Thanks to research, treatment options are increasing in number and efficacy across multiple types of cancer and for diverse populations of patients, even as side effects are minimized and better managed to maximize patients’ quality of life. Preventing cancer, however, remains a high priority to improve public health.

Cancer prevention encompasses many strategies, including lifestyle changes that can minimize cancer risk, better screening tools to diagnose cancer sooner, and approaches that can prevent cancer by preventing infection from cancer-causing organisms. To advance cancer prevention, however, means not only figuring out which new approaches will work but also implementing those approaches proven to be effective in relevant populations.

Carolyn Taylor

"In my travels around the world, I’ve met so many inspiring patients, clinicians, and advocates who motivate me. They are a constant reminder that cancer does not discriminate, but in a way unites us and reinforces just how alike we are and how small the world is."
—Carolyn Taylor

Carolyn is a photographer and president and founder of Global Focus on Cancer, a non-profit organization developed to create, implement, and assist with cancer awareness programs and cancer support groups in the US and in countries where access to information about cancer is critically lacking. Read more in this ASCO Connection blog post.

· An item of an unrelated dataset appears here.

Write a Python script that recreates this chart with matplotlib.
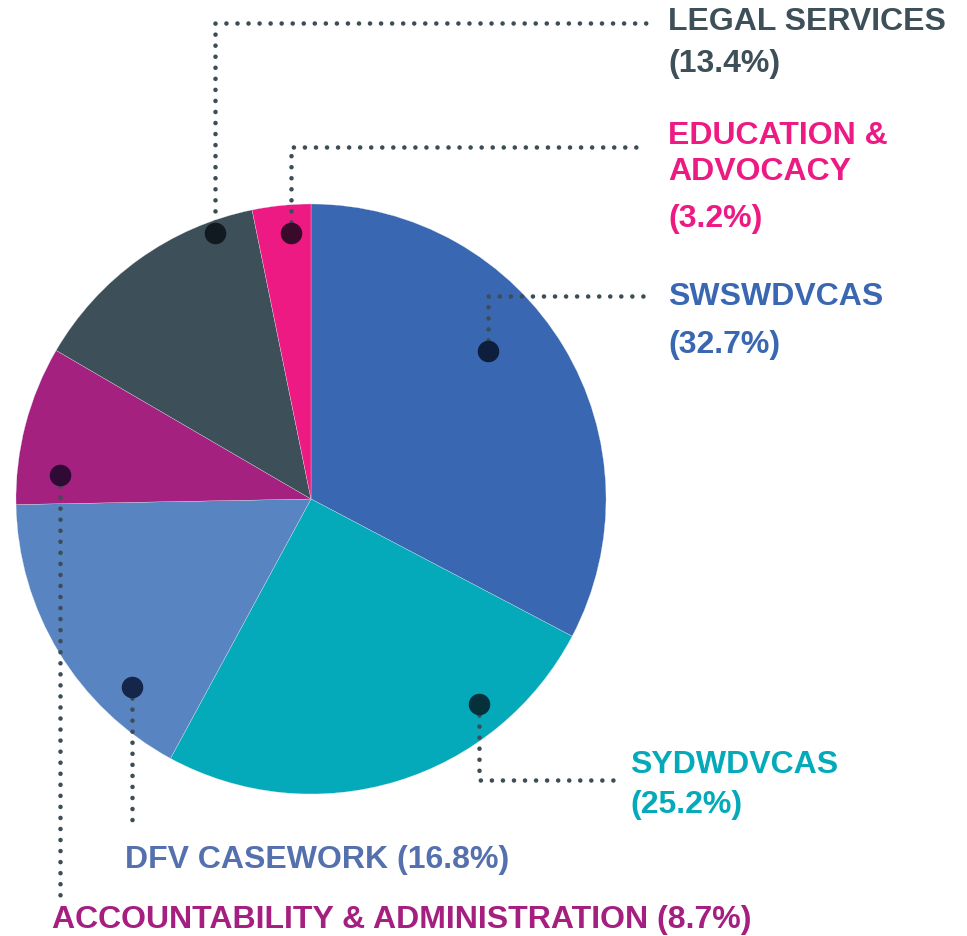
import matplotlib.pyplot as plt

# Budget breakdown (percent), drawn clockwise from 12 o'clock
categories = ['SWSWDVCAS', 'SYDWDVCAS', 'DFV CASEWORK', 'ACCOUNTABILITY & ADMINISTRATION',
              'LEGAL SERVICES', 'EDUCATION & ADVOCACY']
values = [32.7, 25.2, 16.8, 8.7, 13.4, 3.2]
colors = ['#3a67b1', '#04aab9', '#5885c2', '#a5217f', '#3d4f58', '#ec1a82']
dot_colors = ['#0e1f3d', '#05313a', '#14264a', '#2e0a35', '#111a20', '#3a0a2a']

W, H = 967, 937
fig = plt.figure(figsize=(W / 100, H / 100), dpi=100)
ax = fig.add_axes([0, 0, 1, 1])

# y axis is inverted (pixel-like coords), so counterclock=True draws clockwise on screen
ax.pie(values, colors=colors, startangle=-90, counterclock=True,
       center=(311, 500), radius=295,
       wedgeprops=dict(edgecolor='#e8ecf4', linewidth=0.2))
ax.set_xlim(0, W)
ax.set_ylim(H, 0)
ax.set_aspect('auto')
ax.axis('off')

line_kw = dict(color='#3d4d55', linewidth=3.3, linestyle=(0, (0.01, 2.4)),
               dash_capstyle='round', zorder=3)

# leader paths: dot position, then corner, then end
leaders = [
    [(488, 352), (488, 297), (648, 297)],   # SWSWDVCAS
    [(479, 705), (479, 781), (617, 781)],   # SYDWDVCAS
    [(132, 688), (132, 830)],               # DFV
    [(60, 476), (60, 897)],                 # ACCOUNTABILITY
    [(215, 234), (215, 24), (655, 24)],     # LEGAL
    [(291, 234), (291, 148), (645, 148)],   # EDUCATION
]
for pts, dc in zip(leaders, dot_colors):
    xs = [p[0] for p in pts]
    ys = [p[1] for p in pts]
    ax.plot(xs, ys, **line_kw)
    ax.plot(xs[0], ys[0], 'o', color=dc, markersize=14.5, zorder=4)

bold = dict(fontfamily=['Liberation Sans', 'DejaVu Sans'], fontweight='bold',
            fontsize=23, va='center', ha='left')
pct = ['(%.1f%%)' % v for v in values]

ax.text(668, 22, 'LEGAL SERVICES', color=colors[4], **bold)
ax.text(668, 64, pct[4], color=colors[4], **bold)
ax.text(668, 136, 'EDUCATION &', color=colors[5], **bold)
ax.text(668, 172, 'ADVOCACY', color=colors[5], **bold)
ax.text(668, 219, pct[5], color=colors[5], **bold)
ax.text(668, 297, categories[0], color=colors[0], **bold)
ax.text(668, 345, pct[0], color=colors[0], **bold)
ax.text(630, 765, categories[1], color=colors[1], **bold)
ax.text(630, 805, pct[1], color=colors[1], **bold)

cond = dict(fontfamily=['Liberation Sans', 'DejaVu Sans'], fontweight='bold',
            fontsize=23, va='center', ha='left')
ax.text(125, 860, categories[2] + ' ' + pct[2], color='#5470ae', **cond)
ax.text(52, 920, categories[3] + ' ' + pct[3], color='#a41f80', **cond)

fig.savefig('out.png', dpi=100)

Longer Real-World Follow-Up Validates That HPV Vaccines Reduce Cervical Cancer Risk

Vaccines against several forms of human papillomavirus (HPV) were developed and licensed for adolescents and young adults to prevent HPV infection, which can lead to cervical cancer and anogenital warts later in life.15 Since the first vaccine was licensed in 2006, nearly 100 countries have instituted HPV vaccination programs. Currently in the United States, the vaccine is approved for females and males age 9-45 years.16 Clinical trials that led to vaccine approvals showed nearly 100% protection against persistent cervical infections with HPV types 16 and 18, which account for 70% of cervical cancers and 86%-95% of all other HPV-associated cancers.17

In a 2019 analysis of data from 40 trials in 14 high-income countries, researchers reported that the prevalence of HPV 16 and 18 dropped by 83% among females age 13-19 years and by 66% in young women age 20-24 years in the 5-8 years after the introduction of HPV vaccination.18 The prevalence also decreased for women age 25-29 years (most of whom are unvaccinated in the general population) in the same period. Decreases in prevalence were also seen for HPV 31, 33, and 45 for females age 13-24 years.

The researchers also looked at the population-level impact of vaccination on rates of precancerous cervical lesions (cervical intraepithelial neoplasia grade 2+, or CIN2+). Among those screened for CIN2+, researchers found a decrease of 51% in incidence in females age 15-19 and 31% among women age 20-24 years. The study results not only provide strong evidence that HPV vaccines prevent cervical cancer in real-world settings but also bolster the importance of vaccination programs worldwide.

Large Study Finds No Cancer Protection Benefit From Vitamin D Supplements

By helping the body absorb calcium, vitamin D is important to bone health. This fat-soluble vitamin is also important to the function of muscles, nerves, and the immune system. It is found in a relatively small number of foods, and through sun exposure the body produces some vitamin D for itself.

In recent years, some small observational studies have suggested that low levels of vitamin D in the blood may be associated with greater risks of cancer. Larger studies were needed, however, to determine if the link could hold up to a more rigorous analysis

In a large federally funded, randomized, double-blind, placebo-controlled trial published in 2019, the Vitamin D and Omega-3 Trial (VITAL; ClinicalTrials.gov identifier: NCT01169259),19 researchers could not reproduce the links between low vitamin D and increased risk of cancer. More than 25,000 healthy people were randomly assigned to receive either 2,000 IU per day of vitamin D3 (along with omega-3 fatty acid supplementation) or placebo. Men enrolled in the trial had to be at least 50 years of age, and women had to be at least 55 years.

After a median follow-up of more than 5 years, there were no differences between those who received vitamin D/omega-3 supplements and those who did not in terms of death from cancer, invasive cancer of any type, breast cancer, prostate cancer, or colorectal cancer. These study results mean that otherwise healthy people do not benefit from vitamin D supplementation to prevent cancer. This study was funded in part by the NIH.